The advent of big data analysis, including analytics technologies and tools, has introduced a real revolution in all business areas. Among these, one of the most interested to exploit the potential of data has proved to be the area of marketing and, more generally, the cross-cutting areas focused on targeted strategies for customers. So much so that today, the accompanying technologies have reached a very high level of maturity in different countries. Even in Italy, where the path towards digitalization shows a certain delay compared to other nations, the big data market is flourishing, as can be seen from the latest research by the Big Data Analytics & Business Intelligence Observatory of the School Management of the Polytechnic of Milan. The reason for this success lies in the structural change that the analysis of data brings to the usual business models, subverting dynamics considered until now timeless.

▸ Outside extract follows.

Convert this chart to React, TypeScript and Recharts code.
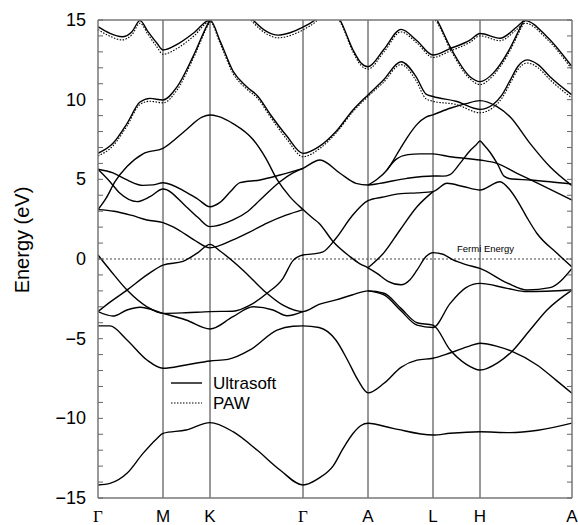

The first change, in the marketing strategies that companies usually carry out in favor of their actual customers and prospect, concerns the weight assigned to personal intuition with respect to the real knowledge of the user. Not that in the past the marketer's intuition was missing information on the orientations and tastes of its target audience, but their validity was often undermined by the number and quality of the sample on which, for example, possible market surveys were conducted. Big data analysis, on the other hand, is based on the collection of real data in the instant in which the consumer is acting towards the brand. For this reason, the "creative" component in offering customized services or products acquires a marginal role, replaced by a detailed understanding of what the customer wants (and is not supposed to want). This leads to a new, proactive and predictive mode, which must guide any customer-centric strategy.

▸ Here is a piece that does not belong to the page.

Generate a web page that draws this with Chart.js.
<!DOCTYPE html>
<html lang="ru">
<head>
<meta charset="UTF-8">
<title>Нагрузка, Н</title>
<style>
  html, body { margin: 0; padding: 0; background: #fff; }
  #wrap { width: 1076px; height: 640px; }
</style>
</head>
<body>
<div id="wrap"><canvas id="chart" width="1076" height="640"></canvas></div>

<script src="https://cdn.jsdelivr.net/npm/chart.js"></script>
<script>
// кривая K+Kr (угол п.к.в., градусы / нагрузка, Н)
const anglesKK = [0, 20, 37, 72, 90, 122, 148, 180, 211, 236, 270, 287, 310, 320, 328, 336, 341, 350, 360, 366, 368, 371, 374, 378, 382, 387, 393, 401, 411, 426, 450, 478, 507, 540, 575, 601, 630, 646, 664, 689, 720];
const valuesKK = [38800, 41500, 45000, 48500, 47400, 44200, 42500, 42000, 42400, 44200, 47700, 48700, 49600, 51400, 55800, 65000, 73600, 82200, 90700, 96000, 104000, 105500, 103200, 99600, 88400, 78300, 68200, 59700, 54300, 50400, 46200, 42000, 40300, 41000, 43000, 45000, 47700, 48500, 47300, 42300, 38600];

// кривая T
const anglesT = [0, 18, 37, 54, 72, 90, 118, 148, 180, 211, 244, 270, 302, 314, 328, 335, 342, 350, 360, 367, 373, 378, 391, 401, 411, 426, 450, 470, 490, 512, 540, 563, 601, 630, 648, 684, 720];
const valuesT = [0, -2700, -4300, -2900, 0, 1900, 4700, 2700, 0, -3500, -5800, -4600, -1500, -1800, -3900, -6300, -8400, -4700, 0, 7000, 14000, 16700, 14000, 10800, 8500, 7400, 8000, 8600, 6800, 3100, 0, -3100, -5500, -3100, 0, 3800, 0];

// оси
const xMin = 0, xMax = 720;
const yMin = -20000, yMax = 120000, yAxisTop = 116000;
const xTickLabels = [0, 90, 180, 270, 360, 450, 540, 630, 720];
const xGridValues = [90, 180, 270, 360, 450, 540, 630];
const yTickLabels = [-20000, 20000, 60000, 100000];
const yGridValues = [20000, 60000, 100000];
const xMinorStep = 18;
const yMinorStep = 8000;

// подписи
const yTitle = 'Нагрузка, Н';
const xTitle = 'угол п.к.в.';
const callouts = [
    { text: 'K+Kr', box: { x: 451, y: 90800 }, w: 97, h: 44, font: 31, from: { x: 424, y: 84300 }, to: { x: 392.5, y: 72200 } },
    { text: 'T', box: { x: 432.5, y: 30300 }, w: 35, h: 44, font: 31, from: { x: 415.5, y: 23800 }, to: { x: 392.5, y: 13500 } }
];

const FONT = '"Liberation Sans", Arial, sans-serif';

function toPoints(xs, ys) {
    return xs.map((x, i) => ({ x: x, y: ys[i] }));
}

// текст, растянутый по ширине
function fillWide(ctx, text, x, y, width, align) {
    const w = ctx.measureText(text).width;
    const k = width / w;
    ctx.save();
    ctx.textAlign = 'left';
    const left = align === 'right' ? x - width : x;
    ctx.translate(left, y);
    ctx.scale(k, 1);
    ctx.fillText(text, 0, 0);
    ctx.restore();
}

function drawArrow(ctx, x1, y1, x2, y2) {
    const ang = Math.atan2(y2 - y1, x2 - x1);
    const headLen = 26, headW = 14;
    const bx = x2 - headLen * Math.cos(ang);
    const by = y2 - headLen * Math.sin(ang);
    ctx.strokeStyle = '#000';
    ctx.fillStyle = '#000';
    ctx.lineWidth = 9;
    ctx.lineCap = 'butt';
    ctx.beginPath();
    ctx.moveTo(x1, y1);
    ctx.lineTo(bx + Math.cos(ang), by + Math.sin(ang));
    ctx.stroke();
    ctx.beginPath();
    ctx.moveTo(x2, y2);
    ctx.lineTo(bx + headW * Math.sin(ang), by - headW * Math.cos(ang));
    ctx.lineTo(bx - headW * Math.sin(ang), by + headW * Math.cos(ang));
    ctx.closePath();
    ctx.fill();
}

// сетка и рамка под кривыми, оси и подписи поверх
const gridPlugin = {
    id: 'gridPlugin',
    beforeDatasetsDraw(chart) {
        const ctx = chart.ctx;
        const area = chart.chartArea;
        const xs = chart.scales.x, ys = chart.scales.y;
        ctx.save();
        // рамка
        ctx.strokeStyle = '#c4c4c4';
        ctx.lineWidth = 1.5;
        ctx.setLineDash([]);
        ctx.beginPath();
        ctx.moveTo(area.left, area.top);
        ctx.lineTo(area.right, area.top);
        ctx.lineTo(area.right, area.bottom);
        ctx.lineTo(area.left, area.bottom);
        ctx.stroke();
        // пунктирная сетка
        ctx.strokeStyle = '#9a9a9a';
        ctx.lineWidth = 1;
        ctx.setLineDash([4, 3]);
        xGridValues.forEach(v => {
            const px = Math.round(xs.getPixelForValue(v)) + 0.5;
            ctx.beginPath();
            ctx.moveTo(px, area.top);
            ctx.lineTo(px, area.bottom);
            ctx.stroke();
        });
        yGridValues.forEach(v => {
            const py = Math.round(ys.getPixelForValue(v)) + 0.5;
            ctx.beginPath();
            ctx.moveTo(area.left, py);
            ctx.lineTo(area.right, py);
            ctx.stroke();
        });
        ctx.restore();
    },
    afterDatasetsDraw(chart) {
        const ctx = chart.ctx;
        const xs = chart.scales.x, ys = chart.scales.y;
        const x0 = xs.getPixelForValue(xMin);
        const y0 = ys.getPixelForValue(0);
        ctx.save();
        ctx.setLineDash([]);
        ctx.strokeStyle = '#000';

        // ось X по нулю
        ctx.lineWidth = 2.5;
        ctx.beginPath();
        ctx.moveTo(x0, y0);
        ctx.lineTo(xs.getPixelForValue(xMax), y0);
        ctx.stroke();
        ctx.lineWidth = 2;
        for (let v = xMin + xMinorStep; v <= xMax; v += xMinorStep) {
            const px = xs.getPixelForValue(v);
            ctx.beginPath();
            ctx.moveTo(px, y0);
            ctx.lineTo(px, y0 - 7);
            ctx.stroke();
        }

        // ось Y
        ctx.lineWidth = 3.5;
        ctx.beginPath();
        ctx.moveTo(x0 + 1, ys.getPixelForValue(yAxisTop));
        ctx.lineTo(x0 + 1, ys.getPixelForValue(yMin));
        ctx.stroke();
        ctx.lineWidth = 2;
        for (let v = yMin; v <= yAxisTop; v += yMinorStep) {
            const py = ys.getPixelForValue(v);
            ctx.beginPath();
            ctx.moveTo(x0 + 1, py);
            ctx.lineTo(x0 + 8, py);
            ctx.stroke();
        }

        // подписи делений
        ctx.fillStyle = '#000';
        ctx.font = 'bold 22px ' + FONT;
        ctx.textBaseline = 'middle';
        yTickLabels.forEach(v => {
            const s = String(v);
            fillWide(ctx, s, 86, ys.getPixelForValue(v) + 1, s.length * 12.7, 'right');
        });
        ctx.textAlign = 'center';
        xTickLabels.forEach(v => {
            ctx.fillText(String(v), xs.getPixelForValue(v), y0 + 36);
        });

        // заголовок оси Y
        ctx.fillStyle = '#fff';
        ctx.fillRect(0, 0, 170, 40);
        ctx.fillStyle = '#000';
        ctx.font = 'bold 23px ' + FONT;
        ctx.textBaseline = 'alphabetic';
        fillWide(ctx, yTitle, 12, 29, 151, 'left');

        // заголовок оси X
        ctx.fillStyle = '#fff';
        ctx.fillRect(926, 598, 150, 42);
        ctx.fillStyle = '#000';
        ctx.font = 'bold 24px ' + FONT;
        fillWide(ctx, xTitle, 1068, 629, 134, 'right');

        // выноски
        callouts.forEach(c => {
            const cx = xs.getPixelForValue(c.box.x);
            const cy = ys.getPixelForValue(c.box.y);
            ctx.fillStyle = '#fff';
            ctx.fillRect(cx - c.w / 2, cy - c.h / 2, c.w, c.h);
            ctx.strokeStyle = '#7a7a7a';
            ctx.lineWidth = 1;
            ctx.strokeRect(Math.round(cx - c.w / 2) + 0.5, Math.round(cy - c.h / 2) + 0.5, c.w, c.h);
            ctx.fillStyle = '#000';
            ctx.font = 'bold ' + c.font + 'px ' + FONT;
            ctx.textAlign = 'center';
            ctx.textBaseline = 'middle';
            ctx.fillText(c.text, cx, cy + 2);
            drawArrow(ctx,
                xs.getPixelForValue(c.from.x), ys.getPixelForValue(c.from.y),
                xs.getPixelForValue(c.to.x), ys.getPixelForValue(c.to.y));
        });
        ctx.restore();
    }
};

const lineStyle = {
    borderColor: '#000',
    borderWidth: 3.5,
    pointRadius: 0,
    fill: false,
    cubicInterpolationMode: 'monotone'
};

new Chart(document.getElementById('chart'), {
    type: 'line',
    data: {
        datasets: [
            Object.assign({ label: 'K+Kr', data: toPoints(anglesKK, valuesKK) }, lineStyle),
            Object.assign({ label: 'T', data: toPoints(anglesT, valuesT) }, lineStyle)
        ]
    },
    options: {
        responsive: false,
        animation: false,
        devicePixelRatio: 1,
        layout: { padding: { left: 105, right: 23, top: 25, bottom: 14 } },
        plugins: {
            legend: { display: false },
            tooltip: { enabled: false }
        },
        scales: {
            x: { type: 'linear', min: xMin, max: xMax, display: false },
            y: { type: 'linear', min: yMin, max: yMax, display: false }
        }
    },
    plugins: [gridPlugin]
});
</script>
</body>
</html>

In order to achieve this centrality, an effective omnichannel strategy is the main route to follow, and it is the one along which, as mentioned above with regard to the big data market, several Italian companies are moving on, even if a bit slowly. It is again the Milan Polytechnic that highlights this in another Observatory, the Omnichannel Customer Experience. Most of the companies interviewed (69%) claim to have a CRM where they store customer registry data. Only 23% of the sample uses dynamic versions of CRM, such as Customer Data Platform or Customer Data Hub. On the other hand, 21% has a data lake, that is, a system made to store unstructured big data from different sources and in their native format. Finally, 9% use a proprietary Data Management Platform (DMP), a platform capable of collecting and processing large amounts of data to create "audience" for the purpose of communication and online advertising, while another 19% relies on DMP of third parties.

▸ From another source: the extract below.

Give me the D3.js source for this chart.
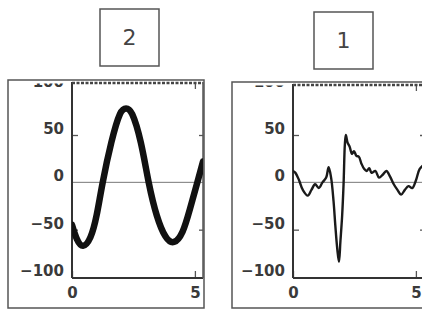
<!DOCTYPE html>
<html>
<head>
<meta charset="utf-8">
<script src="https://cdn.jsdelivr.net/npm/d3@7"></script>
<style>
  body { margin: 0; background: #fff; }
  svg { display: block; }
</style>
</head>
<body>
<div id="chart"></div>
<script>
// panel titles, left to right
const panelTitles = ["2", "1"];

// axis ticks
const yTickLabels = [100, 50, 0, -50, -100];
const yInnerTicks = [50, -50];
const xTickLabels = [0, 5];

// left panel: smooth thick wave
const waveX = [0, 0.2, 0.45, 0.75, 1.0, 1.25, 1.6, 1.95, 2.2, 2.45, 2.8, 3.12, 3.45, 3.8, 4.15, 4.5, 4.8, 5.1, 5.33];
const waveY = [-45, -60, -67, -58, -35, 0, 42, 72, 78, 72, 42, 0, -35, -57, -63, -52, -28, 0, 22];

// right panel: noisy trace with the spike
const traceX = [0, 0.1, 0.25, 0.4, 0.6, 0.75, 0.9, 1.05, 1.2, 1.35, 1.45, 1.55, 1.65, 1.72, 1.8, 1.87, 1.93, 2.0, 2.06, 2.11, 2.15,
  2.22, 2.3, 2.4, 2.48, 2.58, 2.68, 2.78, 2.9, 3.0, 3.1, 3.2, 3.35, 3.5, 3.65, 3.8, 3.95, 4.1, 4.25, 4.4, 4.55, 4.7, 4.85, 5.0, 5.15, 5.3];
const traceY = [12, 10, 2, -8, -14, -8, -2, -6, 0, 5, 16, 5, -20, -45, -70, -84, -62, -35, 0, 40, 50,
  42, 38, 30, 33, 28, 27, 20, 14, 12, 15, 10, 12, 5, 8, 12, 6, -2, -8, -13, -8, -4, -6, 2, 14, 18];

const width = 422, height = 309;

const svg = d3.select("#chart").append("svg")
    .attr("width", width)
    .attr("height", height);

const panels = [
    {title: panelTitles[0], titleBox: {x: 100, y: 9, w: 59, h: 57},
     outer: {x: 8, y: 80, w: 196, h: 228}, plot: {x: 72, y: 82, w: 131, h: 196},
     xs: waveX, ys: waveY, stroke: 6.5, color: "#111"},
    {title: panelTitles[1], titleBox: {x: 314, y: 12, w: 59, h: 57},
     outer: {x: 232, y: 82, w: 200, h: 226}, plot: {x: 293, y: 84, w: 131, h: 194},
     xs: traceX, ys: traceY, stroke: 2.4, color: "#1a1a1a"}
];

panels.forEach((p, i) => drawPanel(p, i));

function drawPanel(p, i) {
    // title box
    svg.append("rect")
        .attr("x", p.titleBox.x).attr("y", p.titleBox.y)
        .attr("width", p.titleBox.w).attr("height", p.titleBox.h)
        .attr("fill", "none").attr("stroke", "#555").attr("stroke-width", 1.5);
    svg.append("text")
        .attr("x", p.titleBox.x + p.titleBox.w / 2)
        .attr("y", p.titleBox.y + p.titleBox.h / 2)
        .attr("text-anchor", "middle").attr("dy", "0.36em")
        .attr("font-family", "DejaVu Sans").attr("font-size", 22)
        .attr("fill", "#444")
        .text(p.title);

    // outer frame
    svg.append("rect")
        .attr("x", p.outer.x).attr("y", p.outer.y)
        .attr("width", p.outer.w).attr("height", p.outer.h)
        .attr("fill", "none").attr("stroke", "#555").attr("stroke-width", 1.5);

    const x = d3.scaleLinear()
        .domain([0, 5.33])
        .range([p.plot.x, p.plot.x + p.plot.w]);
    const y = d3.scaleLinear()
        .domain([-100, 50])
        .range([p.plot.y + p.plot.h - 1, 135]);

    // labels clipped by the top of the frame
    const clipId = "clip" + i;
    svg.append("clipPath").attr("id", clipId)
        .append("rect")
        .attr("x", p.outer.x).attr("y", p.outer.y + 3.5)
        .attr("width", p.outer.w).attr("height", p.outer.h);

    const yAxis = svg.append("g")
        .attr("clip-path", `url(#${clipId})`)
        .append("g")
        .attr("transform", `translate(${p.plot.x},0)`)
        .call(d3.axisLeft(y).tickValues(yTickLabels).tickSize(0).tickPadding(8));
    yAxis.select(".domain").remove();
    yAxis.selectAll("text")
        .attr("dy", "-0.1em")
        .attr("font-family", "DejaVu Sans").attr("font-weight", "bold")
        .attr("font-size", 15).attr("fill", "#3a3a3a");

    // inward ticks on both sides
    [d3.axisLeft(y), d3.axisRight(y)].forEach((ax, k) => {
        const g = svg.append("g")
            .attr("transform", `translate(${k === 0 ? p.plot.x : x(5.33) - 4},0)`)
            .call(ax.tickValues(yInnerTicks).tickSize(k === 0 ? -6 : 0).tickFormat(""));
        g.select(".domain").remove();
        g.selectAll("line").attr("stroke", "#555").attr("stroke-width", 1.3)
            .attr("x2", k === 0 ? 6 : 4);
    });

    // x axis
    const xAxis = svg.append("g")
        .attr("transform", `translate(0,${p.plot.y + p.plot.h})`)
        .call(d3.axisBottom(x).tickValues(xTickLabels).tickSize(-7).tickPadding(9)
            .tickFormat(d3.format("d")));
    xAxis.select(".domain").remove();
    xAxis.selectAll("line").attr("stroke", "#555").attr("stroke-width", 1.3);
    xAxis.selectAll("text")
        .attr("font-family", "DejaVu Sans").attr("font-weight", "bold")
        .attr("font-size", 15).attr("fill", "#3a3a3a");

    const topAxis = svg.append("g")
        .attr("transform", `translate(0,${p.plot.y})`)
        .call(d3.axisTop(x).tickValues([5]).tickSize(-7).tickFormat(""));
    topAxis.select(".domain").remove();
    topAxis.selectAll("line").attr("stroke", "#555").attr("stroke-width", 1.3);

    // zero line
    svg.append("line")
        .attr("x1", p.plot.x).attr("x2", p.plot.x + p.plot.w)
        .attr("y1", y(0)).attr("y2", y(0))
        .attr("stroke", "#777").attr("stroke-width", 1);

    // plot frame
    svg.append("line")
        .attr("x1", p.plot.x).attr("x2", p.plot.x)
        .attr("y1", p.plot.y).attr("y2", p.plot.y + p.plot.h)
        .attr("stroke", "#333").attr("stroke-width", 2);
    svg.append("line")
        .attr("x1", p.plot.x).attr("x2", p.plot.x + p.plot.w)
        .attr("y1", p.plot.y + p.plot.h).attr("y2", p.plot.y + p.plot.h)
        .attr("stroke", "#333").attr("stroke-width", 2);
    svg.append("line")
        .attr("x1", p.plot.x).attr("x2", p.plot.x + p.plot.w)
        .attr("y1", p.plot.y + 1).attr("y2", p.plot.y + 1)
        .attr("stroke", "#444").attr("stroke-width", 2.5)
        .attr("stroke-dasharray", "3,1.5");
    svg.append("line")
        .attr("x1", p.plot.x + p.plot.w).attr("x2", p.plot.x + p.plot.w)
        .attr("y1", p.plot.y).attr("y2", p.plot.y + p.plot.h)
        .attr("stroke", "#555").attr("stroke-width", 1.5);

    // data line, clipped to the plot area
    const plotClip = "plotclip" + i;
    svg.append("clipPath").attr("id", plotClip)
        .append("rect")
        .attr("x", p.plot.x).attr("y", p.plot.y)
        .attr("width", p.plot.w).attr("height", p.plot.h);

    const pts = p.xs.map((d, j) => [d, p.ys[j]]);
    const line = d3.line()
        .x(d => x(d[0]))
        .y(d => y(d[1]))
        .curve(i === 0 ? d3.curveNatural : d3.curveCatmullRom.alpha(0.5));

    svg.append("path")
        .datum(pts)
        .attr("clip-path", `url(#${plotClip})`)
        .attr("d", line)
        .attr("fill", "none")
        .attr("stroke", p.color)
        .attr("stroke-width", p.stroke)
        .attr("stroke-linejoin", "round")
        .attr("stroke-linecap", "round");
}
</script>
</body>
</html>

The Observatory numbers show that there is a strong interest in managing all interactions with users in a consistent way, that is in an omnichannel key, but also that different approaches persist in the discipline of big data analysis. What is often lacking, and therefore reflected in actions of a more tactical than strategic nature, is an overview that covers all the touchpoints involving customer. For example, web analytics solutions often do not match similar in-store tracking methods supported by IoT sensors, interactive totems, and so on. And this although the purchase paths between physical and virtual environments tend to be increasingly integrated, reducing widespread phenomena such as the search for information at the point of sale and online purchase (showrooming) or its opposite (info-commerce). Instead, in order to rethink customer-focused strategies aiming at offering personalization that only advanced big data analysis tools can ensure, we need to start from the evidence of new consumer behaviors.